NAIROBI, Kenya, May 31 – Deputy Chief Justice Philomena Mwilu has survived prosecution over graft allegations after a five-judge bench faulted the conduct of the Director of Criminal Investigations George Kinoti “for obtaining evidence against her illegally.”
Mwilu had urged the court to quash the impending criminal charges, arguing that the DPP has no legal basis to prosecute her.
The court questioned how the DCI obtained evidence regarding her bank accounts at Imperial Bank.
“As a result, we find the case against the petitioner cannot proceed,” the five judges ruled.
They ruled that the DCI unlawfully obtained evidence against her bank account using a court order that had no bearing.
“This we find violated her right to privacy and is irredeemably unlawful as it forms the bedrock of the dispute,” they ruled.
The judges also ruled that for the charge of abuse of office Mwilu faced the DCI should have notified Judicial Service Commission at the first instance.
“To allow such misconduct against a judicial officer without initial recourse to the JSC would expose judges or judicial officers to harassment by the executive and police,”

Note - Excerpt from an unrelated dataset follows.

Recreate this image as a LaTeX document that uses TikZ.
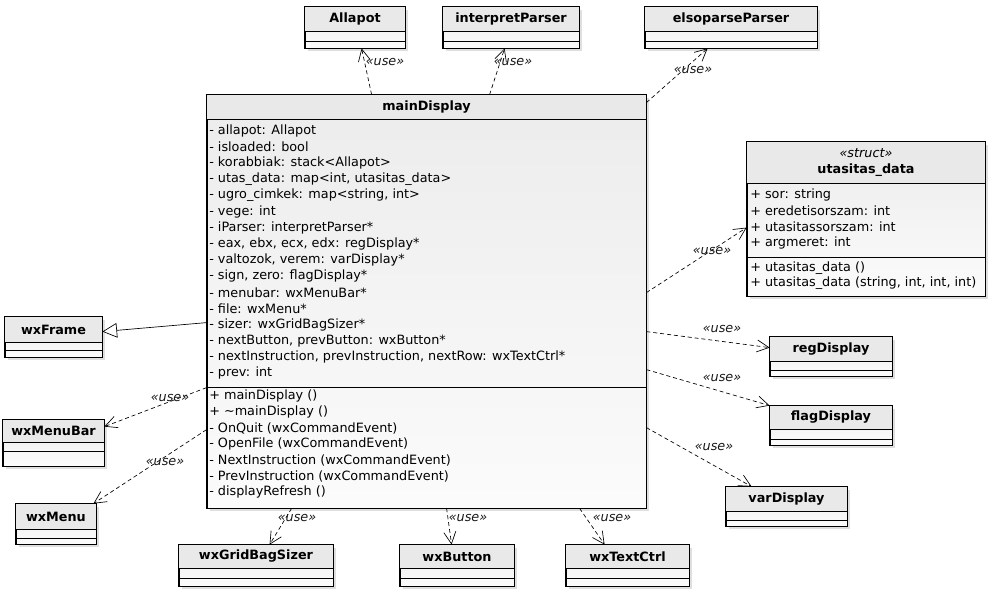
\documentclass[tikz,border=0pt]{standalone}
\usepackage{fontspec}
\setmainfont{DejaVu Sans}
\usepackage{tikz}
\usetikzlibrary{arrows.meta, calc, fit}

\newcommand{\umlfont}{\fontsize{9.6}{11.5}\selectfont}

\tikzset{
  classbox/.style={draw, line width=0.6pt, inner sep=0pt, top color=gray!15, bottom color=gray!3},
  hdrfill/.style={fill=gray!17},
  clsname/.style={font=\umlfont\bfseries, inner sep=0pt, align=center},
  member/.style={font=\umlfont, anchor=west, inner sep=0pt},
  stereo/.style={font=\umlfont\itshape, text=gray!20!black, inner sep=0.5pt},
  usedep/.style={line width=0.5pt, dash pattern=on 3pt off 2.2pt, -{Straight Barb[length=9pt, width=9pt]}},
  inherit/.style={line width=0.5pt, -{Triangle[open, length=11pt, width=11pt, fill=white]}},
}

% name, x1, y1, x2, header bottom, attr bottom, y2, title
\newcommand{\umlclass}[8]{%
  \fill[gray!50, opacity=0.5] (#2+3,#3+3) rectangle (#4+3,#7+3);
  \node[classbox, fit={(#2,#3) (#4,#7)}] (#1) {};
  \fill[hdrfill] (#2,#3) rectangle (#4,#5);
  \draw[line width=0.6pt] (#2,#5) -- (#4,#5) (#2,#6) -- (#4,#6);
  \draw[line width=0.6pt] (#1.north west) rectangle (#1.south east);
  \node[clsname] (#1-name) at ($(#2,#3)!0.5!(#4,#5)$) {#8};
}

\begin{document}
\begin{tikzpicture}[x=0.75pt, y=-0.75pt]
  \useasboundingbox (0,0) rectangle (995,589);

  % classes
  \umlclass{allapot}{305}{7}{405}{31}{41}{48}{Allapot}
  \umlclass{interp}{443}{7}{579}{31}{41}{48}{interpretParser}
  \umlclass{elso}{645}{7}{817}{31}{41}{48}{elsoparseParser}
  \umlclass{md}{207}{95}{646}{119}{387}{508}{mainDisplay}
  \umlclass{ut}{747}{142}{985}{183}{257}{296}{{\mdseries\itshape «struct»}\\[1pt]utasitas\_data}
  \umlclass{frame}{5}{317}{102}{342}{350}{357}{wxFrame}
  \umlclass{menubar}{3}{420}{104}{442}{451}{466}{wxMenuBar}
  \umlclass{menu}{16}{504}{96}{529}{538}{544}{wxMenu}
  \umlclass{reg}{770}{337}{892}{361}{370}{376}{regDisplay}
  \umlclass{flag}{770}{406}{892}{429}{439}{445}{flagDisplay}
  \umlclass{var}{726}{487}{847}{511}{520}{526}{varDisplay}
  \umlclass{gbs}{179}{545}{333}{568}{578}{586}{wxGridBagSizer}
  \umlclass{button}{400}{545}{514}{568}{578}{586}{wxButton}
  \umlclass{textctrl}{566}{545}{689}{568}{578}{586}{wxTextCtrl}

  % mainDisplay members
  \foreach \m [count=\i] in {{- allapot: Allapot}, {- isloaded: bool}, {- korabbiak: stack<Allapot>},
      {- utas\_data: map<int, utasitas\_data>}, {- ugro\_cimkek: map<string, int>}, {- vege: int},
      {- iParser: interpretParser*}, {- eax, ebx, ecx, edx: regDisplay*}, {- valtozok, verem: varDisplay*},
      {- sign, zero: flagDisplay*}, {- menubar: wxMenuBar*}, {- file: wxMenu*}, {- sizer: wxGridBagSizer*},
      {- nextButton, prevButton: wxButton*}, {- nextInstruction, prevInstruction, nextRow: wxTextCtrl*},
      {- prev: int}}
    \node[member] (md-a\i) at (209,131+16.13*\i-16.13) {\m};
  \foreach \m [count=\i] in {{+ mainDisplay ()}, {+ \textasciitilde mainDisplay ()}, {- OnQuit (wxCommandEvent)},
      {- OpenFile (wxCommandEvent)}, {- NextInstruction (wxCommandEvent)}, {- PrevInstruction (wxCommandEvent)},
      {- displayRefresh ()}}
    \node[member] (md-o\i) at (209,396+16*\i-16) {\m};

  % utasitas_data members
  \foreach \m [count=\i] in {{+ sor: string}, {+ eredetisorszam: int}, {+ utasitassorszam: int}, {+ argmeret: int}}
    \node[member] (ut-a\i) at (750,195+16*\i-16) {\m};
  \node[member] (ut-o1) at (750,268) {+ utasitas\_data ()};
  \node[member] (ut-o2) at (750,283) {+ utasitas\_data (string, int, int, int)};

  % dependencies
  \draw[usedep] ($(md.north west)+(165,0)$) -- ($(allapot.south west)+(57,0)$);
  \draw[usedep] ($(md.north west)+(283,0)$) -- ($(interp.south west)+(62,0)$);
  \draw[usedep] ($(md.north east)+(0,8)$) -- ($(elso.south west)+(63,0)$);
  \draw[usedep] ($(md.north east)+(0,198)$) -- ($(ut.north west)+(0,86)$);
  \draw[usedep] ($(md.north east)+(0,237)$) -- ($(reg.north west)+(0,11)$);
  \draw[usedep] ($(md.north east)+(0,275)$) -- (flag.north west);
  \draw[usedep] ($(md.north east)+(0,333)$) -- ($(var.north west)+(26,0)$);
  \draw[usedep] ($(md.north west)+(0,293)$) -- ($(menubar.north east)+(0,7)$);
  \draw[usedep] ($(md.north west)+(0,335)$) -- ($(menu.north east)+(-3,0)$);
  \draw[usedep] ($(md.south west)+(85,0)$) -- ($(gbs.north west)+(91,0)$);
  \draw[usedep] ($(md.south west)+(240,0)$) -- ($(button.north west)+(52,0)$);
  \draw[usedep] ($(md.south west)+(373,0)$) -- ($(textctrl.north west)+(39,0)$);
  % generalization
  \draw[inherit] ($(md.north west)+(0,228)$) -- ($(frame.north east)+(0,15)$);

  % stereotypes
  \node[stereo] (u-allapot) at (385,62) {«use»};
  \node[stereo] (u-interp) at (513,62) {«use»};
  \node[stereo] (u-elso) at (693,70) {«use»};
  \node[stereo] (u-ut) at (712,251) {«use»};
  \node[stereo] (u-reg) at (722,329) {«use»};
  \node[stereo] (u-flag) at (722,378) {«use»};
  \node[stereo] (u-var) at (714,447) {«use»};
  \node[stereo] (u-menubar) at (170,398) {«use»};
  \node[stereo] (u-menu) at (165,462) {«use»};
  \node[stereo] (u-gbs) at (297,518) {«use»};
  \node[stereo] (u-button) at (468,518) {«use»};
  \node[stereo] (u-textctrl) at (612,518) {«use»};
\end{tikzpicture}
\end{document}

The judges however refused to acknowledge that she was charged as a result of President Uhuru Kenyatta’s remark after the 2017 election that “we shall revisit.”
They said it wasn’t in the place of court to determine what President Kenyatta meant.

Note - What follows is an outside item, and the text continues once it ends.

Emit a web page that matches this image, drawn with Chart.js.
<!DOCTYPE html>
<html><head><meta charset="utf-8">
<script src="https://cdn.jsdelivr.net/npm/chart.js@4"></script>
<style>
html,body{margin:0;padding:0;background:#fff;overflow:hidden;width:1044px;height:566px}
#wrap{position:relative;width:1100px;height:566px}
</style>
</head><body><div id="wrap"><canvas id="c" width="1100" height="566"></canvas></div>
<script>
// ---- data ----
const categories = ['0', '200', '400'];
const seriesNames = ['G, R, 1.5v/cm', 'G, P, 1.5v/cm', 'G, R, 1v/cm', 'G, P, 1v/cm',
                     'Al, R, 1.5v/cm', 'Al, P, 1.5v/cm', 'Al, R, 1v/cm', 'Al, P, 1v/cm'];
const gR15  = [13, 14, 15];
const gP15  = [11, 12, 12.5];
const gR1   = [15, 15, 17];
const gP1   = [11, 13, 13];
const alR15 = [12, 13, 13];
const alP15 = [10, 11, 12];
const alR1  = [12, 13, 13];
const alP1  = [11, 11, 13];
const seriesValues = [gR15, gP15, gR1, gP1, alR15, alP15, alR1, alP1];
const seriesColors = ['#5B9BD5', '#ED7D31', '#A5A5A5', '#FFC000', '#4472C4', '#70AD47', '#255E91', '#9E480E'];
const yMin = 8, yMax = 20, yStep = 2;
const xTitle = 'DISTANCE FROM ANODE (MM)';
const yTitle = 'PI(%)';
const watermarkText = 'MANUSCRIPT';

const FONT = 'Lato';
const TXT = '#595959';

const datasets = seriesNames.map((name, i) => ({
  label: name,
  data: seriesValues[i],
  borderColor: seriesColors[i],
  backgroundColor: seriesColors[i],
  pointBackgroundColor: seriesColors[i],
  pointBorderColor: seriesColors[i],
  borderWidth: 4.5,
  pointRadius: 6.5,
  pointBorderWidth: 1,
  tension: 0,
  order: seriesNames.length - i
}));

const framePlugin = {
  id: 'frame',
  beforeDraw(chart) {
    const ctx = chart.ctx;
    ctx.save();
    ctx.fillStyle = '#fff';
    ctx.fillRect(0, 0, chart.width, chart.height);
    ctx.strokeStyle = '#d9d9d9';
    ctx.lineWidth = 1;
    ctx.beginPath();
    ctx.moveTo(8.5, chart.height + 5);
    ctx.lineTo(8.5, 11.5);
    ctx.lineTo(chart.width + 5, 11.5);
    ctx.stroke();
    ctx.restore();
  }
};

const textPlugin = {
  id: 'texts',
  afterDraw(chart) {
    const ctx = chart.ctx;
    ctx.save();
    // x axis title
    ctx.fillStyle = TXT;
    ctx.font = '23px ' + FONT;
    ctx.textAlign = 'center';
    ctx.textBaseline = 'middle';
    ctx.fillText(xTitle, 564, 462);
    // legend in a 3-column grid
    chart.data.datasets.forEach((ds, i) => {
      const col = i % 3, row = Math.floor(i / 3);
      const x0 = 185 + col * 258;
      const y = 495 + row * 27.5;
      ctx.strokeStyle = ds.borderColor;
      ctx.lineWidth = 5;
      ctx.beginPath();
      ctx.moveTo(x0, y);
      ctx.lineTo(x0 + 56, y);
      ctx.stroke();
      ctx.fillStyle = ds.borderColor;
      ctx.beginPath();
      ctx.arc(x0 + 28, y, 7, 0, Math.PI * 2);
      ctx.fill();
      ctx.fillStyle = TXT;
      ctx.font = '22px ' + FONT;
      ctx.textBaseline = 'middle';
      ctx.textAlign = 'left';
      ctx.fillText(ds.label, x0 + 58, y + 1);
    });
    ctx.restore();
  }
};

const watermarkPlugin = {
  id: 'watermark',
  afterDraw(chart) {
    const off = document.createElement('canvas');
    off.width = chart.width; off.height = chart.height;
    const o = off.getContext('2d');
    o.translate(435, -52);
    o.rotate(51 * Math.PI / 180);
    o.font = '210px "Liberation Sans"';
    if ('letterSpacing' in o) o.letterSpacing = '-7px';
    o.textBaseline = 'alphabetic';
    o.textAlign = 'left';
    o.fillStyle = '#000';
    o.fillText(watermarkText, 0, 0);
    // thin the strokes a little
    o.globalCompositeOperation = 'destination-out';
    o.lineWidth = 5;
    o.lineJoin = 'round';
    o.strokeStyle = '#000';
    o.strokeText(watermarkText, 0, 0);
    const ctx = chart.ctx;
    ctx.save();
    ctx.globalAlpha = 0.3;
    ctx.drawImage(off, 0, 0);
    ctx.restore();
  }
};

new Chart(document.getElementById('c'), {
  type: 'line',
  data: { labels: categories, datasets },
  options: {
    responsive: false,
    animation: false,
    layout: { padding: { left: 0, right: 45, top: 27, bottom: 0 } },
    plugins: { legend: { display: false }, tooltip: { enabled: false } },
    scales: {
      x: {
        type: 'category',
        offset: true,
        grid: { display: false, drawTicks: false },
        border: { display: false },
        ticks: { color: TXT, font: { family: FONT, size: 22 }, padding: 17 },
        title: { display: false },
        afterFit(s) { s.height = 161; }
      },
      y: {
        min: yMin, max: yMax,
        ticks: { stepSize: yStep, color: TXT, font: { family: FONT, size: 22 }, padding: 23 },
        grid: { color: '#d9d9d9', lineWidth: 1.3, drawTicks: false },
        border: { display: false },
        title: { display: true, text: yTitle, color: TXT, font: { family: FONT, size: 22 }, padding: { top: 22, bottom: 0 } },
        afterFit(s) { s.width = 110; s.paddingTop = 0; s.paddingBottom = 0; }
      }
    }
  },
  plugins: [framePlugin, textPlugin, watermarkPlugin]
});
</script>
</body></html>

The court found that the President’s comments can be taken out of context to achieve what one wants to.
The DCI and DPP were also found to have acted without external influence since there was no evidence to show that there was connivance between the two.
Mwilu did not however demonstrate that her arrest by police was inhuman and an embarrassment.
The judges found that police arrested her in accordance with the law and did not in any way subject her to public humiliation.
The DCJ was being accused of fraud, bribery, abuse of office and related charges.